Purpose: To investigate the distribution of central corneal thickness (CCT) and factors correlating with CCT in a large-scale population of ophthalmologically normal Japanese persons.
Design: Cross-sectional study.
Participants: Participants (n = 7313; 2848 men and 4465 women) were selected as an ophthalmologically normal Japanese sample using the following exclusion criteria: abnormal results suggestive of any eye diseases revealed on slit-lamp examination, fundus photography, or visual field test using frequency doubling technology; corrected visual acuity worse than 0.7; and contact lens wear within 1 week. All study participants were identified from The Eye Disease Screening Service in Tajimi city during the period from September, 2000, through October, 2001.

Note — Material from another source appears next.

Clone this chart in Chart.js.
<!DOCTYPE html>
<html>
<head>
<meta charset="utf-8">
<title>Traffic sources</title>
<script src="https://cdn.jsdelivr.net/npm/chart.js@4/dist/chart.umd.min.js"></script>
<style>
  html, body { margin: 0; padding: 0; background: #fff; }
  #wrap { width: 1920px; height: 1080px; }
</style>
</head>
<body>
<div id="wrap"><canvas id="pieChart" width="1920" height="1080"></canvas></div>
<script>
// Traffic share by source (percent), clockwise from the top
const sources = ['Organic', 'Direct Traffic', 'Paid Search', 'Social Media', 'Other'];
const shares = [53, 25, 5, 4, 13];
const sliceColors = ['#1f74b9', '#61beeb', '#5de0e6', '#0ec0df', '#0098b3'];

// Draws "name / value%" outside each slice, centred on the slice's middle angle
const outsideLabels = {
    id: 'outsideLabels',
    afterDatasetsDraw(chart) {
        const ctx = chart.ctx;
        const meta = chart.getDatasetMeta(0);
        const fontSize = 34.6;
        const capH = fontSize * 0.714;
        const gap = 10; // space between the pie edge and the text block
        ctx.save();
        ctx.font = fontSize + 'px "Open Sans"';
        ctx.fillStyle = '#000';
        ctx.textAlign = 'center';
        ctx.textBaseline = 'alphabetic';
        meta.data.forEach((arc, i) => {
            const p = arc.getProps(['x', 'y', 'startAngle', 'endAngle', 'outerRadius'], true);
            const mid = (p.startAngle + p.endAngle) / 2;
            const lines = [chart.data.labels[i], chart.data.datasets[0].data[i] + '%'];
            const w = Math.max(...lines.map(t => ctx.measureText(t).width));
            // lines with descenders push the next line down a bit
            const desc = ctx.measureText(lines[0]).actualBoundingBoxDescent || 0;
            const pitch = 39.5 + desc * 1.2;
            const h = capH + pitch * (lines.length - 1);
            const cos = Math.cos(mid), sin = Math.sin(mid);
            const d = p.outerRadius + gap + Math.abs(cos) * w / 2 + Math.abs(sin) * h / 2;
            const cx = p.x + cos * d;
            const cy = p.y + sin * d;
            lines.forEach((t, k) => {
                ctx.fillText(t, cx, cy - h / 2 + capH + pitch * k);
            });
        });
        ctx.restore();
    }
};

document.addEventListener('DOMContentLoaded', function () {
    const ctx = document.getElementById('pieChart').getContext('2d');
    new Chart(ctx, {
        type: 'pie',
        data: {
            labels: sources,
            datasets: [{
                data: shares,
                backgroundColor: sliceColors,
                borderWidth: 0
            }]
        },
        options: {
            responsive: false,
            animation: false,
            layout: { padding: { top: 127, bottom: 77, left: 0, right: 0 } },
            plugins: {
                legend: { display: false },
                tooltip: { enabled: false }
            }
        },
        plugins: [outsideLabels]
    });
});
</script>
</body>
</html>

Methods: The CCT was measured by SP-2000P specular microscopy (Topcon, Tokyo, Japan). Age, gender, body mass index, systolic blood pressure, laterality, refraction, corneal radius, and intraocular pressure (IOP) data were collected from the records.
Main outcome measures: The CCT value and its correlating factors.
Results: Average CCT in this ophthalmologically normal Japanese population was 517.5+/-29.8 microm (mean+/-standard deviation; n = 7313) and was greater in men (521.5+/-30.3 microm) than in women (514.4+/-29.0 microm). The CCT positively correlated with IOP and corneal radius and negatively correlated with refraction, although the correlation was weak. Intraocular pressure measured with a Goldmann applanation tonometer positively correlated with CCT, and the correction was not affected by age (corrected IOP = IOP reading -0.012 [CCT (microm) - 520]).
Conclusions: Using optical pachymetry, CCT in normal Japanese persons was defined as 517.5+/-29.8 microm. Men had greater CCT measurements than women. The CCT measurements positively correlated with IOP and corneal radius and negatively correlated with age and refraction in men. Intraocular pressure positively correlated with CCT, regardless of age.